The latter, with the diode seems to work fine. Suggested values are C: 1 µF, R1: 82K, R2: 18K. I use slightly larger values.
The one without a diode, have example values C: 0.1 µF, R1:? (I used 10K), R2: 185K.
Since I ran out of C 1µF, I used the values from the first circuit, but combined with a diode as in the second circuit. Does this make sense?
@cfry If the diode circuit works well....... and you know the correct values.... then you should source some more 1uf electrolytic capacitors and go with that.
R1 controls the rise time (back to Vcc) and R2 the fall time (to ground).
With the diode the rise time is faster than the fall time as R2 is bypassed.
But there is a handy time calculator for the time to charge the capacitor here...... https://www.digikey.fr/en/resources/conversion-calculators/conversion-calculator-time-constant?
...... so you can see the time with the correct values and work out what resistor value you need if you change the capacitor.
The chip probably has a very high input resistance in which case you can ignore it for your calculations.
None of it makes sense to me because my car squeaks on its own when it hits a pothole, and I will never want an augmented soundscape.
@whale-av Thanks for the explanation and the link. I was using 1uF ceramic ones, why is it better with electrolytic?

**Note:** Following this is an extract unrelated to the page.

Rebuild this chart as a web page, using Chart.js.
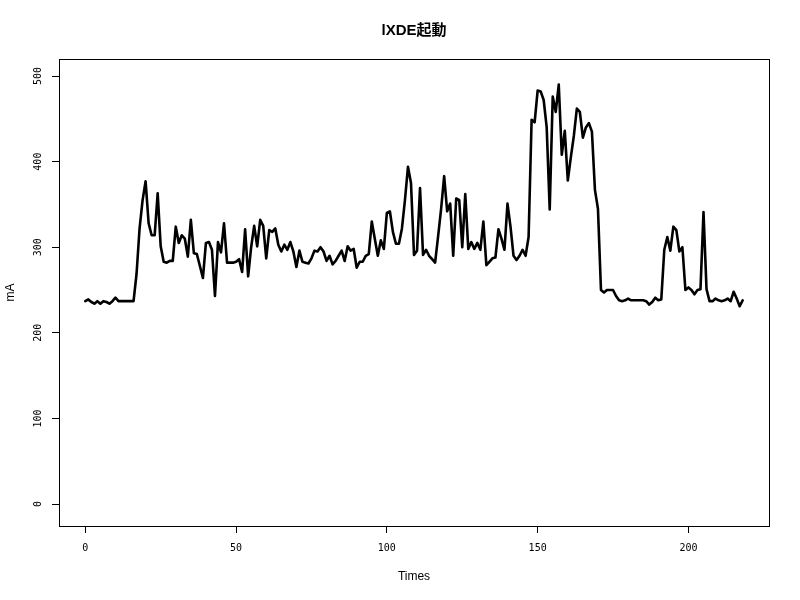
<!DOCTYPE html>
<html>
<head>
<meta charset="utf-8">
<script src="https://cdn.jsdelivr.net/npm/chart.js@4"></script>
<style>
  html, body { margin: 0; padding: 0; background: #fff; }
  #wrap { width: 800px; height: 600px; }
</style>
</head>
<body>
<div id="wrap"><canvas id="chart"></canvas></div>
<script>
// current draw (mA), one sample per time step
var current = [
  237, 239, 236, 234, 237, 234, 237, 236, 234, 237,
  241, 237, 237, 237, 237, 237, 237, 269, 322, 355,
  377, 328, 314, 314, 363, 301, 283, 282, 284, 284,
  324, 305, 314, 310, 289, 332, 293, 292, 278, 264,
  305, 306, 297, 243, 306, 294, 328, 282, 282, 282,
  283, 286, 271, 321, 266, 300, 325, 301, 332, 325,
  287, 320, 318, 322, 303, 295, 303, 297, 306, 295,
  277, 296, 283, 282, 281, 287, 296, 295, 300, 295,
  284, 290, 280, 284, 290, 296, 284, 301, 296, 298,
  276, 283, 283, 290, 292, 330, 310, 290, 308, 298,
  340, 342, 318, 304, 304, 322, 355, 394, 375, 291,
  296, 369, 291, 297, 290, 286, 282, 313, 345, 383,
  342, 351, 290, 357, 355, 300, 362, 298, 306, 298,
  305, 297, 330, 279, 283, 287, 288, 321, 310, 297,
  351, 324, 290, 285, 290, 297, 290, 312, 449, 446,
  483, 482, 472, 440, 344, 476, 458, 490, 408, 436,
  378, 405, 430, 462, 458, 428, 440, 445, 435, 367,
  345, 250, 247, 250, 250, 250, 243, 238, 237, 238,
  240, 238, 238, 238, 238, 238, 237, 233, 236, 241,
  238, 239, 297, 312, 296, 324, 320, 295, 300, 250,
  253, 250, 245, 250, 251, 341, 251, 237, 237, 240,
  238, 237, 238, 240, 237, 248, 240, 231, 238
];
var times = current.map(function (v, i) { return i; });
var xTicks = [0, 50, 100, 150, 200];
var yTicks = [0, 100, 200, 300, 400, 500];

var tickFont = '"DejaVu Sans Mono", monospace';
var textFont = '"Liberation Sans", "Noto Sans CJK JP", sans-serif';

Chart.defaults.color = "#000";

// R-style frame around the plot and vertical y tick labels
var rFrame = {
  id: "rFrame",
  afterDraw: function (chart) {
    var ctx = chart.ctx, a = chart.chartArea, y = chart.scales.y;
    ctx.save();
    ctx.strokeStyle = "#000";
    ctx.lineWidth = 1;
    ctx.strokeRect(Math.round(a.left) + 0.5, Math.round(a.top) + 0.5,
      Math.round(a.right - a.left), Math.round(a.bottom - a.top));
    ctx.font = "10px " + tickFont;
    ctx.fillStyle = "#000";
    ctx.textAlign = "center";
    ctx.textBaseline = "middle";
    yTicks.forEach(function (v) {
      ctx.save();
      ctx.translate(38, y.getPixelForValue(v));
      ctx.rotate(-Math.PI / 2);
      ctx.fillText(String(v), 0, 0);
      ctx.restore();
    });
    ctx.restore();
  }
};

new Chart(document.getElementById("chart"), {
  type: "line",
  data: {
    datasets: [{
      data: times.map(function (t, i) { return { x: t, y: current[i] }; }),
      borderColor: "#000",
      borderWidth: 2.6,
      borderJoinStyle: "round",
      borderCapStyle: "round",
      pointRadius: 0,
      tension: 0,
      fill: false
    }]
  },
  options: {
    responsive: true,
    maintainAspectRatio: false,
    animation: false,
    layout: { padding: { left: 0, right: 31, top: 0, bottom: 0 } },
    plugins: {
      legend: { display: false },
      tooltip: { enabled: false },
      title: {
        display: true,
        fullSize: false,
        text: "lXDE起動",
        font: { family: textFont, size: 15, weight: "bold" },
        padding: { top: 22, bottom: 19 }
      }
    },
    scales: {
      x: {
        type: "linear",
        min: -8.72,
        max: 226.72,
        afterBuildTicks: function (s) { s.ticks = xTicks.map(function (v) { return { value: v }; }); },
        afterFit: function (s) { s.height = 74; },
        grid: { drawOnChartArea: false, drawTicks: true, tickLength: 7, color: "#000" },
        border: { display: false },
        ticks: { font: { family: tickFont, size: 10 }, padding: 9, maxRotation: 0 },
        title: {
          display: true,
          text: "Times",
          font: { family: textFont, size: 12 },
          padding: { top: 0, bottom: 16 }
        }
      },
      y: {
        min: -25.7,
        max: 519.9,
        afterBuildTicks: function (s) { s.ticks = yTicks.map(function (v) { return { value: v }; }); },
        afterFit: function (s) { s.width = 59; },
        grid: { drawOnChartArea: false, drawTicks: true, tickLength: 7, color: "#000" },
        border: { display: false },
        ticks: { display: false },
        title: {
          display: true,
          text: "mA",
          font: { family: textFont, size: 12 },
          padding: { top: 3, bottom: 0 }
        }
      }
    }
  },
  plugins: [rFrame]
});
</script>
</body>
</html>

And also thanks for the review I did have second thoughts about showing the project, instead of just talking pd. My intention was not to confuse, actually the opposite. But it makes me curious, what makes sense to you?
Having that spring coil hit the top of that machine screw is very steam punk, but my instinct would be to use an IR reflectance sensor. No banging, lasts longer, probably less fun though.
@cfry Sorry, it was just a joke.
The diagram shows electrolytic capacitors. But they are just smaller for the same value..... so as you have the space it doesn't matter. Sorry again to confuse things.
It looks great. I think we are like minded and that is probably true of convinced Pd'ers...... imagining what we can do with what we have available.
Since Pd 0.50 see [slop~] for de-bouncing control data from noisy switches...... [pd jitter-remover] ....... (amongst other uses).